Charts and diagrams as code
::::::::

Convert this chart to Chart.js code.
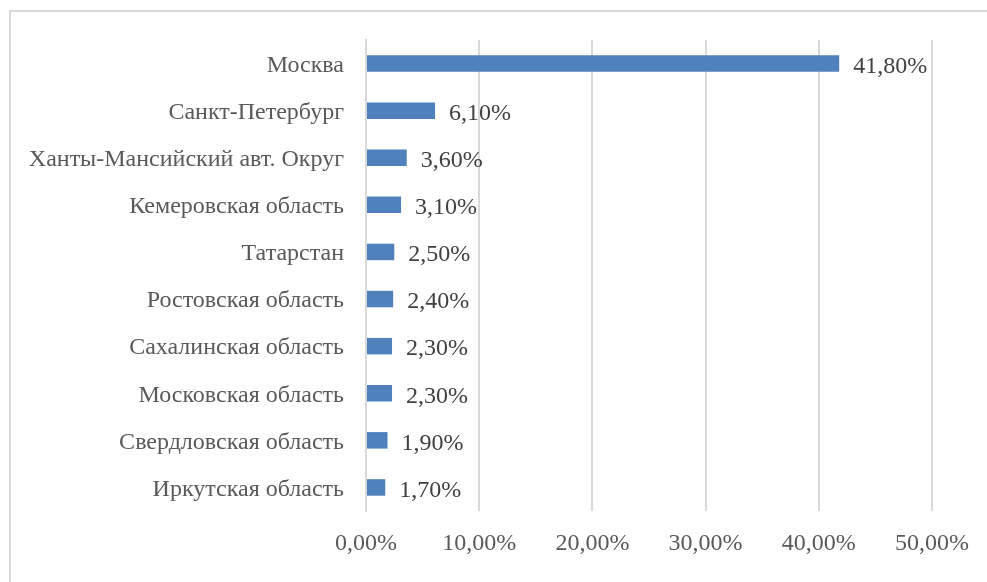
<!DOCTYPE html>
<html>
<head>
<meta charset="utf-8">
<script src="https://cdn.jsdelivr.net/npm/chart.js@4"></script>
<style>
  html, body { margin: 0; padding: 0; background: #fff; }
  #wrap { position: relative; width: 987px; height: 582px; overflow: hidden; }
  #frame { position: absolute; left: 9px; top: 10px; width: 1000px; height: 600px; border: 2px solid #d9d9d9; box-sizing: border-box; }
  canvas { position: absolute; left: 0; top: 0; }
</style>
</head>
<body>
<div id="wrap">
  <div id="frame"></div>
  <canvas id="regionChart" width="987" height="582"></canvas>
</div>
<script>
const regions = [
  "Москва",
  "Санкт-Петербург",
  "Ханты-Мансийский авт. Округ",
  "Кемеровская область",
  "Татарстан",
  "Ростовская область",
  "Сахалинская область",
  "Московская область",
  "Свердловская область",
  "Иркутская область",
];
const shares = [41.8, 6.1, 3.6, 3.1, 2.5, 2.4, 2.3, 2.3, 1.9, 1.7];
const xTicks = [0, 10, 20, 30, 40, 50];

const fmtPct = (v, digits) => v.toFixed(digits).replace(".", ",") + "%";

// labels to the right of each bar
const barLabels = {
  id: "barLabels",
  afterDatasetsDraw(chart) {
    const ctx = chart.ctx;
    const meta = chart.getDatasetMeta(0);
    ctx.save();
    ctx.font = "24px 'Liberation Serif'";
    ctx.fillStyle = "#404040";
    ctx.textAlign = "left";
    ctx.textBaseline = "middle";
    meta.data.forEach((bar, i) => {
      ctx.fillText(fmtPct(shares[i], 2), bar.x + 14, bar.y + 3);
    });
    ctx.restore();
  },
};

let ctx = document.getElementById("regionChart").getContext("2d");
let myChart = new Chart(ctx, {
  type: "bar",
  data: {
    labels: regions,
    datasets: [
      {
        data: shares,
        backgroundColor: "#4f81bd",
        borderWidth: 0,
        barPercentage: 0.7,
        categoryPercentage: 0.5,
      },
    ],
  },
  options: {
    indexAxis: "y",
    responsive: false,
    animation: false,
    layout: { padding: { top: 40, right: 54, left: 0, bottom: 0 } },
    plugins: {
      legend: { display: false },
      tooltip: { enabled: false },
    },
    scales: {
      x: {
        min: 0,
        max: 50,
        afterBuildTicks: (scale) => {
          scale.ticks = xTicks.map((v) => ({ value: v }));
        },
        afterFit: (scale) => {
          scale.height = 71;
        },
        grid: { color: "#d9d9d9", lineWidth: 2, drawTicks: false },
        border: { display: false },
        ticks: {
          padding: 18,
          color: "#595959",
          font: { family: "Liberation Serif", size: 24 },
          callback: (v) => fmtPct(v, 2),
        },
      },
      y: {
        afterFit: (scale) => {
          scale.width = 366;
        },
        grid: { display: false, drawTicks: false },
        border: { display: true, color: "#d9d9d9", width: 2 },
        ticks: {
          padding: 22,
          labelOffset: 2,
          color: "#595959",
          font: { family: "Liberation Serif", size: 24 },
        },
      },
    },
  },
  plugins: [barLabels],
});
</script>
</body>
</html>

::::::::

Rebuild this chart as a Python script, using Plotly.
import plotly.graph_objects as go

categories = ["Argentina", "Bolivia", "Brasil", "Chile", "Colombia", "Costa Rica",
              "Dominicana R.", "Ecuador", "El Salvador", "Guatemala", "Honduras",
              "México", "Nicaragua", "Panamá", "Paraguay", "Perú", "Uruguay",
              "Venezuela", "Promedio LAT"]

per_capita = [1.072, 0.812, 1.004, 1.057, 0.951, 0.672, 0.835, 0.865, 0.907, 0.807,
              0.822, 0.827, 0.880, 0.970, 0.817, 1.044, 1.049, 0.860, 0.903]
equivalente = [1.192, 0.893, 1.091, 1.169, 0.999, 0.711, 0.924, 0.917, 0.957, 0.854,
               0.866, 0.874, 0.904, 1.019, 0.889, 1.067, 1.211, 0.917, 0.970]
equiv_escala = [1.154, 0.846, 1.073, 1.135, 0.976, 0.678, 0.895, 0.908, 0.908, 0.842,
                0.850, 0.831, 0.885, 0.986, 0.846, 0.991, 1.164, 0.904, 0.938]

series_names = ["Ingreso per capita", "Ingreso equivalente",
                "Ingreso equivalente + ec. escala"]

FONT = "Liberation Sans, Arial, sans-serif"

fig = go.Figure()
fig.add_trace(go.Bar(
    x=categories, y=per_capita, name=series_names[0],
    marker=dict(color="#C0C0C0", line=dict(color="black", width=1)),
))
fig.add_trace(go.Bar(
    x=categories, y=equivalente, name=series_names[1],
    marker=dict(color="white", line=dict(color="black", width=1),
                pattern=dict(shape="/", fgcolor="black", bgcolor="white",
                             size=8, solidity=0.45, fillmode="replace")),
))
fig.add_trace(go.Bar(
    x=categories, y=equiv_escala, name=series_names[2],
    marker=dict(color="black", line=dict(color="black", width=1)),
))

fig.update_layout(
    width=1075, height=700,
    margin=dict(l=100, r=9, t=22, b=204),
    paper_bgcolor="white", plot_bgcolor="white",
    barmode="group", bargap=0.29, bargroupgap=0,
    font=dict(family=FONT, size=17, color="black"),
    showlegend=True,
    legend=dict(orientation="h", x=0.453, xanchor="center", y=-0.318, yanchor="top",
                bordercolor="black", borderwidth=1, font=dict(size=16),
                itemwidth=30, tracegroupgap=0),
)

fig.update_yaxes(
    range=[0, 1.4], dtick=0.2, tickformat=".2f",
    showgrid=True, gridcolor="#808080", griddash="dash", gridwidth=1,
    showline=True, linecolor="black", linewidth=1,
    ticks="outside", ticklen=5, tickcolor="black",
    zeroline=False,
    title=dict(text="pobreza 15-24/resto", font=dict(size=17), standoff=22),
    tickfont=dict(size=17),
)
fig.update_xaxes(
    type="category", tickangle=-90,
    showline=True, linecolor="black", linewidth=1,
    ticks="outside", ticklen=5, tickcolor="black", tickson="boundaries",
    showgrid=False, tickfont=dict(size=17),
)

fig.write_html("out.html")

::::::::

▶ [Written task]: In the listing above, find the line with "Convert this chart to Chart.js code." and the line with "const fmtPct = (v, digits)". Copy exactly those lines and all between them, minus the images.

▶ [Correct answer]:
Convert this chart to Chart.js code.
<!DOCTYPE html>
<html>
<head>
<meta charset="utf-8">
<script src="https://cdn.jsdelivr.net/npm/chart.js@4"></script>
<style>
  html, body { margin: 0; padding: 0; background: #fff; }
  #wrap { position: relative; width: 987px; height: 582px; overflow: hidden; }
  #frame { position: absolute; left: 9px; top: 10px; width: 1000px; height: 600px; border: 2px solid #d9d9d9; box-sizing: border-box; }
  canvas { position: absolute; left: 0; top: 0; }
</style>
</head>
<body>
<div id="wrap">
  <div id="frame"></div>
  <canvas id="regionChart" width="987" height="582"></canvas>
</div>
<script>
const regions = [
  "Москва",
  "Санкт-Петербург",
  "Ханты-Мансийский авт. Округ",
  "Кемеровская область",
  "Татарстан",
  "Ростовская область",
  "Сахалинская область",
  "Московская область",
  "Свердловская область",
  "Иркутская область",
];
const shares = [41.8, 6.1, 3.6, 3.1, 2.5, 2.4, 2.3, 2.3, 1.9, 1.7];
const xTicks = [0, 10, 20, 30, 40, 50];

const fmtPct = (v, digits) => v.toFixed(digits).replace(".", ",") + "%";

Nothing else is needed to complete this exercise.